Construction in Inkscape

Sometimes - increasingly perhaps - I find myself using Inkscape for constructing program assets.

Program assets are a different beast to standalone artworks because you start to have to recombine artistic elements in new ways programmatically.

Most of the time, when web programming, you don't really need to generate completely original artwork on the fly, but you often need to composite some selection of pre-drawn assets. There are a variety of ways to do this, but Inkscape doesn't seem to make any of them very easy for me.

Composition of minimal PNGs

Export PNGs from Inkscape and composite them elsewhere, using external data or hard-coding to get them all to composite in the right place. This involves working out offsets, either by trial and error or trying to read them off the rulers in Inkscape. But, madly, the rulers and coordinates in Inkscape have the y-axis inverted.

You also have to build the document in Inkscape so that the various elements can be exported with the alpha channel - independently of shapes above and below the one you're trying to export. This means everything has to either be cloned off the page, or drawn on a seperate layer so that it can be independently hidden.

If you're actually attempting to composite PNGs client-side in IE, you need to use the PNG alpha hack, which isn't universally applicable.

Composition of padded PNGs

Export PNGs that are padded such that they can all be composited using one origin. This can be done in Inkscape, but it still isn't easy, because Inkscape only has the option to export the selection. The trick is to create completely transparent bounding rectangles and use these to store Inkscape's export settings. The resulting graphics are larger in filesize than they might otherwise be, and composition could also be slower.

This DHTML clock I wrote a while back mainly uses this method.

Export SVG

Export SVG and write a program to import, modify/compose and potentially rasterise. Rasterisation is still tricky. It will be really useful when browsers get more widespread support for SVG.

Still, this method requires painstaking care making sure that all the symbols are easy to recombine. It often means using a lot of svg:use elements (clones in Inkscape lingo), or, more easily, rewriting the xlink:href attribute to repoint the link to a different symbol. Doing it this way preserves the affine transform, but creating your own transforms (for a newly created clone, say) is still tricky.

The SVG Cities interface I mentioned recently uses this method.

Draw out all the permutations

Generate lots and lots of permutations using Inkscape, perhaps using a script to accelerate exporting them. This only works if the number of permutations is small, if it's possible to use only a subset of them, or if they can be generated en masse using Inkscape's excellent Tile Clones tool.

This is the approach I'm about to take with this DHTML dice widget I'm working on.
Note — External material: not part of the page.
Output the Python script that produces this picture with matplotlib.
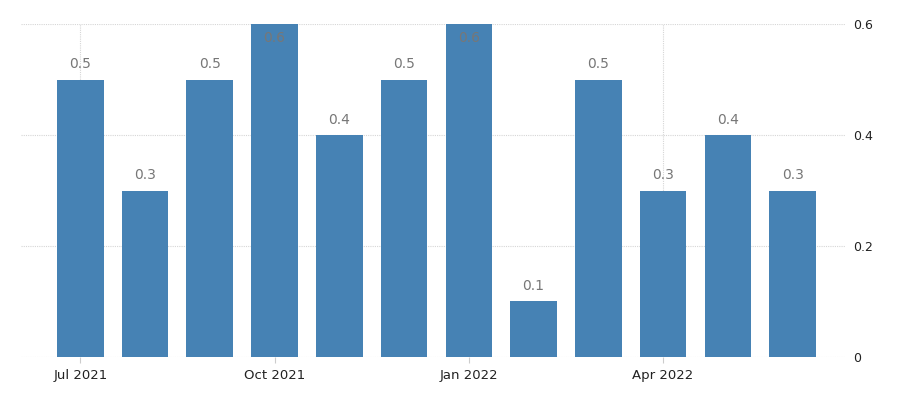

First I've drawn out my base dice, then I've cloned one face onto the sides of one die.

Web-based Dice (work in progress)

Now I can align the 5 currently unused faces over the 5-side, then modify the links using Inkscape's XML editor:

One complete die

Some of the problems I've come across in Inkscape when used for this kind of work include:

  1. As mentioned, the y coordinates are all wrong so any coordinates you read off the UI have to be mapped y -> (document height - y)
  2. Inkscape doesn't offer any way to make symbols more invariant. Ungrouping and regrouping works, but is time-consuming.
  3. There isn't an easy way to manage which clones link where, or re-link clones on mass. In fact the only way to re-link clones is with the rather dire XML editor.
  4. Inkscape doesn't let you group 1 primitive, even though this is both valid and useful.
  5. Inkscape doesn't let you create offscreen symbols for use with clones.
  6. Inkscape doesn't make it easy to set IDs for things.
  7. All IDs generated by Inkscape are meaningless alphanumeric strings. Clones, for example, don't inherit any part of their parent symbol's ID.
  8. Inkscape has a "label" as well as IDs. Label overrides ID in all of Inkscape's UI, even though they are also meaningless alphanumeric strings, useless in the programming, and they must be set independently of the ID.